Put a large serving plate over the Dutch oven. Over the sink – flip it. Let it sit until all the apples fall onto the plate. Carefully remove the Dutch oven and pray the apples are still in a nice petal-like pattern. If some are still stuck, carefully scrape out and try to fit into the pattern. If not, no worries, it’ll taste the same. I am famous for my crooked cakes, but also for how amazing they taste!
Now you must refrigerate the tartin, which should now be seated on top of the dough. You must get the apples cool enough to grab the glaze and let it harden into a candy like texture. An hour should be enough, just make sure the apples are cool to the touch before adding the glaze.

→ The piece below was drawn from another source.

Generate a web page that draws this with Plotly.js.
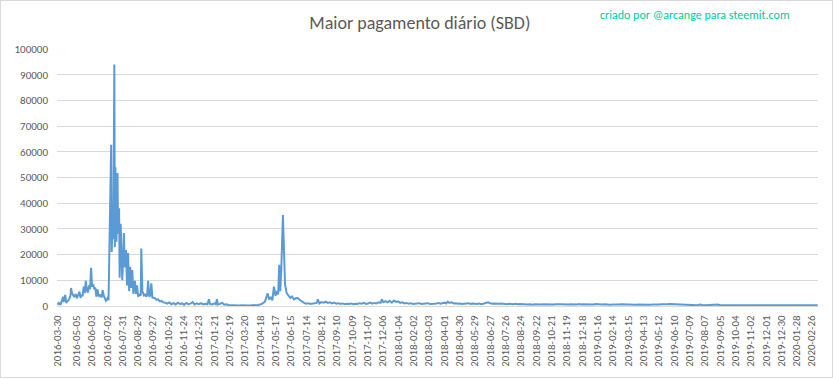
<!DOCTYPE html>
<html>
<head>
<meta charset="utf-8">
<script src="https://cdn.plot.ly/plotly-3.0.1.min.js"></script>
<style>
html,body{margin:0;padding:0;background:#fff;}
#wrap{position:relative;width:833px;height:379px;}
#chart{position:absolute;left:0;top:0;width:833px;height:379px;}
#frame{position:absolute;left:0;top:0;width:833px;height:378px;box-sizing:border-box;border:1px solid #d9d9d9;pointer-events:none;}
</style>
</head>
<body>
<div id="wrap"><div id="chart"></div><div id="frame"></div></div>
<script>
const chartTitle = 'Maior pagamento diário (SBD)';
const creditText = 'criado por @arcange para steemit.com';

const tickLabels = ['2016-03-30','2016-05-05','2016-06-03','2016-07-02','2016-07-31','2016-08-29','2016-09-27','2016-10-26','2016-11-24','2016-12-23','2017-01-21','2017-02-19','2017-03-20','2017-04-18','2017-05-17','2017-06-15','2017-07-14','2017-08-12','2017-09-10','2017-10-09','2017-11-07','2017-12-06','2018-01-04','2018-02-02','2018-03-03','2018-04-01','2018-04-30','2018-05-29','2018-06-27','2018-07-26','2018-08-24','2018-09-22','2018-10-21','2018-11-19','2018-12-18','2019-01-16','2019-02-14','2019-03-15','2019-04-13','2019-05-12','2019-06-10','2019-07-09','2019-08-07','2019-09-05','2019-10-04','2019-11-02','2019-12-01','2019-12-30','2020-01-28','2020-02-26'];

// 2016 launch period
const dates2016 = ['2016-03-30','2016-04-02','2016-04-05','2016-04-07','2016-04-10','2016-04-11','2016-04-14','2016-04-16','2016-04-18','2016-04-21','2016-04-24','2016-04-25','2016-04-27','2016-04-29','2016-05-01','2016-05-04','2016-05-06','2016-05-09','2016-05-11','2016-05-13','2016-05-15','2016-05-17','2016-05-19','2016-05-21','2016-05-23','2016-05-25','2016-05-27','2016-05-29','2016-05-31','2016-06-02','2016-06-04','2016-06-06','2016-06-08','2016-06-10','2016-06-12','2016-06-14','2016-06-16','2016-06-18','2016-06-20','2016-06-22','2016-06-24','2016-06-26','2016-06-28','2016-06-30','2016-07-02','2016-07-04','2016-07-05','2016-07-07','2016-07-08','2016-07-10','2016-07-11','2016-07-13','2016-07-14','2016-07-16','2016-07-17','2016-07-18','2016-07-20','2016-07-22','2016-07-23','2016-07-25','2016-07-26','2016-07-28','2016-07-30','2016-07-31','2016-08-02','2016-08-03','2016-08-05','2016-08-07','2016-08-09','2016-08-11','2016-08-13','2016-08-15','2016-08-17','2016-08-19','2016-08-21','2016-08-24','2016-08-26','2016-08-28','2016-08-30','2016-09-02','2016-09-04','2016-09-05','2016-09-07','2016-09-10','2016-09-12','2016-09-14','2016-09-16','2016-09-18','2016-09-20','2016-09-22','2016-09-24','2016-09-26','2016-10-01','2016-10-04','2016-10-07','2016-10-10','2016-10-13','2016-10-16','2016-10-20'];
const values2016 = [500,1200,400,2000,3600,1500,4300,1200,1700,2500,4000,7000,5000,4300,3500,4700,3000,4500,5600,3200,4300,3800,7500,5000,9800,6000,5200,8000,6500,14900,7500,8500,6500,7200,3600,6500,4200,3600,4500,3300,6200,4000,3000,2000,2500,3600,2200,20600,38000,62700,21000,36000,26000,94000,23000,54000,25000,51700,28000,38000,11000,32000,14000,10000,20000,28400,15000,21800,8000,20600,5800,15300,7000,14000,4700,9800,4700,8000,3600,4700,4000,22400,5800,4200,4700,3600,4200,9800,3900,4000,8800,3300,3000,2400,2600,1800,2000,1500,1300];

// late 2016 – mid 2017
const dates2017 = ['2016-10-24','2016-10-28','2016-11-01','2016-11-05','2016-11-09','2016-11-13','2016-11-17','2016-11-21','2016-11-25','2016-11-29','2016-12-03','2016-12-07','2016-12-11','2016-12-15','2016-12-19','2016-12-23','2016-12-27','2016-12-31','2017-01-04','2017-01-08','2017-01-11','2017-01-13','2017-01-17','2017-01-21','2017-01-24','2017-01-26','2017-01-28','2017-02-01','2017-02-05','2017-02-09','2017-02-13','2017-02-17','2017-02-22','2017-02-27','2017-03-04','2017-03-09','2017-03-14','2017-03-19','2017-03-24','2017-03-29','2017-04-03','2017-04-08','2017-04-13','2017-04-18','2017-04-22','2017-04-27','2017-05-02','2017-05-05','2017-05-08','2017-05-11','2017-05-14','2017-05-17','2017-05-20','2017-05-22','2017-05-24','2017-05-26','2017-05-28','2017-05-31','2017-06-02','2017-06-04','2017-06-07','2017-06-10','2017-06-14','2017-06-17','2017-06-21','2017-06-25','2017-06-29','2017-07-03','2017-07-06','2017-07-10','2017-07-14','2017-07-18','2017-07-22','2017-07-26','2017-07-30','2017-08-03','2017-08-05','2017-08-08','2017-08-12','2017-08-16','2017-08-20','2017-08-24','2017-08-28','2017-09-01','2017-09-05','2017-09-09','2017-09-13','2017-09-17','2017-09-21','2017-09-25','2017-09-29','2017-10-03','2017-10-07','2017-10-11','2017-10-15','2017-10-19','2017-10-23','2017-10-27','2017-10-31','2017-11-04','2017-11-08','2017-11-12','2017-11-16','2017-11-20','2017-11-24','2017-11-28','2017-12-02','2017-12-04','2017-12-07','2017-12-11','2017-12-15','2017-12-19','2017-12-23','2017-12-27','2017-12-31'];
const values2017 = [900,1400,700,1100,600,1300,800,1000,500,1200,700,900,1500,600,1000,700,1100,600,900,700,2600,800,600,1000,700,2600,600,800,1300,500,700,400,300,200,350,150,300,200,250,150,300,250,400,600,900,1700,4900,2500,3500,2200,7500,4000,5800,4500,16000,5800,15000,35400,15000,8400,5000,4300,3100,3700,2600,3100,3000,2200,1700,1200,900,1100,800,1000,900,1200,2600,1000,1500,1300,1700,1200,1400,1000,1300,900,1100,800,1000,700,900,800,1000,700,900,800,1100,900,1200,800,1000,1300,900,1200,1000,1400,1200,2600,1500,1900,1400,2000,1300,2100,1600];

// 2018
const dates2018 = ['2018-01-04','2018-01-08','2018-01-12','2018-01-16','2018-01-20','2018-01-24','2018-01-28','2018-02-01','2018-02-05','2018-02-09','2018-02-13','2018-02-17','2018-02-21','2018-02-25','2018-03-01','2018-03-05','2018-03-09','2018-03-13','2018-03-17','2018-03-21','2018-03-25','2018-03-29','2018-04-02','2018-04-05','2018-04-08','2018-04-11','2018-04-15','2018-04-19','2018-04-23','2018-04-27','2018-05-01','2018-05-05','2018-05-09','2018-05-13','2018-05-17','2018-05-21','2018-05-25','2018-05-29','2018-06-02','2018-06-06','2018-06-10','2018-06-14','2018-06-18','2018-06-23','2018-06-27','2018-07-01','2018-07-05','2018-07-09','2018-07-13','2018-07-17','2018-07-21','2018-07-25','2018-07-29','2018-08-02','2018-08-06','2018-08-10','2018-08-14','2018-08-18','2018-08-22','2018-08-26','2018-08-30','2018-09-03','2018-09-07','2018-09-11','2018-09-15','2018-09-19','2018-09-23','2018-09-27','2018-10-01','2018-10-05','2018-10-09','2018-10-13','2018-10-17','2018-10-21','2018-10-25','2018-10-29','2018-11-02','2018-11-06','2018-11-10','2018-11-14','2018-11-18','2018-11-22','2018-11-26','2018-11-30','2018-12-04','2018-12-08','2018-12-12','2018-12-16','2018-12-20','2018-12-24','2018-12-28'];
const values2018 = [1800,1200,1400,1000,1200,900,1100,800,1000,900,1100,800,1000,900,1100,800,1000,900,1000,1200,900,1100,1300,1000,1700,1200,1400,1000,1100,900,1000,800,1000,900,1100,800,1000,900,800,1000,700,900,1000,1400,1100,900,1000,800,900,1000,800,900,700,900,800,700,900,700,800,700,600,700,600,700,500,700,600,650,550,650,600,700,600,650,550,700,600,650,700,600,650,550,650,600,700,550,800,600,700,650,750];

// 2019 – 2020
const dates2019 = ['2019-01-01','2019-01-05','2019-01-09','2019-01-13','2019-01-17','2019-01-21','2019-01-25','2019-01-29','2019-02-02','2019-02-06','2019-02-10','2019-02-14','2019-02-18','2019-02-22','2019-02-26','2019-03-02','2019-03-06','2019-03-10','2019-03-14','2019-03-18','2019-03-22','2019-03-26','2019-03-30','2019-04-03','2019-04-07','2019-04-11','2019-04-15','2019-04-19','2019-04-23','2019-04-27','2019-05-01','2019-05-05','2019-05-09','2019-05-13','2019-05-17','2019-05-21','2019-05-25','2019-05-29','2019-06-02','2019-06-06','2019-06-10','2019-06-14','2019-06-18','2019-06-22','2019-06-26','2019-06-30','2019-07-06','2019-07-12','2019-07-18','2019-07-24','2019-07-30','2019-08-03','2019-08-09','2019-08-15','2019-08-21','2019-08-27','2019-09-01','2019-09-05','2019-09-11','2019-09-17','2019-09-23','2019-09-29','2019-10-05','2019-10-11','2019-10-17','2019-10-23','2019-10-29','2019-11-04','2019-11-10','2019-11-16','2019-11-22','2019-11-28','2019-12-04','2019-12-10','2019-12-16','2019-12-22','2019-12-28','2020-01-03','2020-01-09','2020-01-15','2020-01-21','2020-01-27','2020-02-02','2020-02-08','2020-02-14','2020-02-20','2020-02-26','2020-03-03','2020-03-08'];
const values2019 = [600,700,600,800,650,700,600,650,550,600,500,550,500,600,550,650,600,700,600,650,550,600,500,550,500,550,450,500,450,500,550,500,600,550,650,600,700,650,750,700,800,700,650,550,500,400,350,300,350,300,600,300,250,300,250,300,600,300,250,300,250,300,250,300,250,280,250,300,250,280,250,300,250,280,250,300,250,280,250,300,250,280,250,300,250,280,250,300,280];

const dates = dates2016.concat(dates2017, dates2018, dates2019);
const payout = values2016.concat(values2017, values2018, values2019);

const FONT = 'Carlito, Lato, sans-serif';

const trace = {
  type: 'scatter', mode: 'lines',
  x: dates, y: payout,
  line: {color: '#5b9bd5', width: 2},
  hoverinfo: 'x+y'
};

const layout = {
  width: 833, height: 379,
  margin: {l: 57, r: 15, t: 49, b: 73},
  paper_bgcolor: '#ffffff', plot_bgcolor: '#ffffff',
  showlegend: false,
  font: {family: FONT, color: '#595959'},
  title: {
    text: chartTitle,
    xref: 'container', yref: 'container',
    x: 0.504, xanchor: 'center', y: 0.939, yanchor: 'middle',
    font: {family: FONT, size: 18, color: '#595959'}
  },
  xaxis: {
    type: 'date',
    range: ['2016-03-29 12:00', '2020-03-08 12:00'],
    tickmode: 'array', tickvals: tickLabels, ticktext: tickLabels,
    tickangle: -90,
    tickfont: {family: FONT, size: 11, color: '#595959'},
    ticks: '', ticklabelstandoff: 4,
    showgrid: false, zeroline: false,
    showline: true, linecolor: '#d9d9d9', linewidth: 1
  },
  yaxis: {
    range: [0, 100000], tick0: 0, dtick: 10000,
    tickformat: 'd',
    tickfont: {family: FONT, size: 11, color: '#595959'},
    ticks: '', ticklabelstandoff: 8,
    showgrid: true, gridcolor: '#d9d9d9', gridwidth: 1,
    zeroline: false, showline: false
  },
  annotations: [{
    text: creditText, showarrow: false,
    xref: 'paper', yref: 'paper', x: 0.966, y: 1.132,
    xanchor: 'right', yanchor: 'middle',
    font: {family: FONT, size: 12, color: '#00c99a'}
  }]
};

Plotly.newPlot('chart', [trace], layout, {displayModeBar: false, staticPlot: true});
</script>
</body>
</html>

Combine ½ cup white sugar and a bit of water in a heavy small saucepan. Cook on high heat on stove until if caramelized. It should take 5-8 minutes or so, it will slightly smoke and turn color to a dark brown. As it starts to turn from a golden honey to a dark honey color and smoke a bit, turn down the heat and let it transform into a dark brown honey like color. It may appear that it’s burning -- it is actually, but there is a fine line between caramelized and burnt. Pour immediately over the tartin. The coolness of the apples will grab the glaze to harden into a candy like texture and hold the apples together.
Place heavy cream into metal or glass bowl (not plastic as it will not firm up). Place hand whipper in at high speed until the cream begins to turn from liquid to a firm whipped cream texture. Add a bit of sugar to taste to the sweetness you like. Go easy on, as the sugar in the apples is intense and so a more plain cream is preferable as a condiment.
Serve and repeat the story above. Tell them it was you. They’ll believe it, especially since by dessert time, your guests should have had enough wine to smile at anything you tell them.